Treasury Proposes Mortgage Securities Pricing Scam that Appears Facially to Resemble Price Fixing

October 15, 2007

The International Herald Tribune reported yesterday that the largest US banks including Citigroup, Bank of America, JPMorgan and others are in talks to engage in a fraud to avoid the market pricing of mortgage backed securities.  See article at http://www.iht.com/articles/2007/10/14/business/banks.php

The action is described in the article as an effort to create a "fund" of about $75 billion to buy up "structured investment vehicles" or "SIVs" that represent a part of the commercial paper market.  These are tradable short term loans backed by the collateral of other loans -- specifically mortgage backed bonds, and other types of debt bonds on things like credit card balances.  The "institutions" holding some of these instruments are "affiliates" of banks which allows them, in a somewhat Enron-esque way, to hold these liabilities off of the banks' financial statements.

But banks have been buying up these instruments from their affiliates to varying degrees to keep the prices from dropping too far.  The goal is to avoid the markets setting a real price for mortgage backed securities.  And there is significant worry that investors in these products will soon start trying to sell them creating a real market price for these securities.  The US Treasury, the Federal Reserve and America's largest banks are trying desperately to fix prices on mortgage backed securities to avoid this day of reckoning.

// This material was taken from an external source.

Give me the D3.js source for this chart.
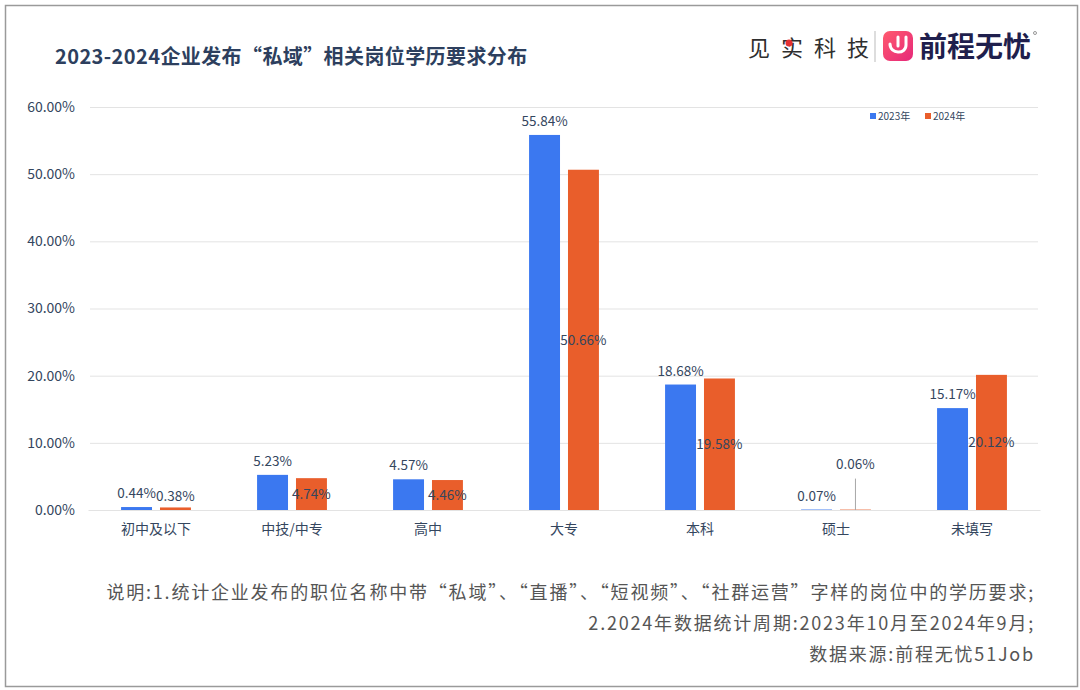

This is where the veil is being lifted on the true nature of what has become of American capitalism.  Mortgage backed securities have a market.  The market for years priced them too high because of what can arguably be described as fraudulent AAA ratings by the largest US credit rating services.  Those services rate trillions of dollars in bonds that are bought by investors all over the world and they were taking billion dollar payments from the same banks whose mortgage backed securities they were rating creating a mammoth conflict of interest.  These agencies described these mortgage backed securities as diamonds and now the curtain has been lifted revealing a glass beads.  This effort of the US Treasury Department and America's largest banks to meet in secret about the terms of how they will set up a fund to buy these securities in the hopes of artificially increasing prices over what the market will naturally pay is nothing more than fraudulent accounting.  These banks have 1,000 pounds of glass beads that are valued right now on their balance sheets as diamonds.  The goal of this wild exercise is to set up a fund to pay diamond prices for glass beads only on the margin because the small number of transactions that close define the market price of the huge iceberg of securities that are not for sale, but merely sit on balance sheets.

I suppose that when the US Treasury Department has finished helping these banks to fix prices at the margin, that the Federal Reserve will ultimately inflate away these bad debts because when a coffee costs $20 at the local cafe, you can expect that these securities will no longer be underwater.  But you should fully expect the CPI to only show 2% inflation -- perhaps the "substitution" aspect of CPI's new methodology can be used to remove everything from the basket except rice and digital cameras.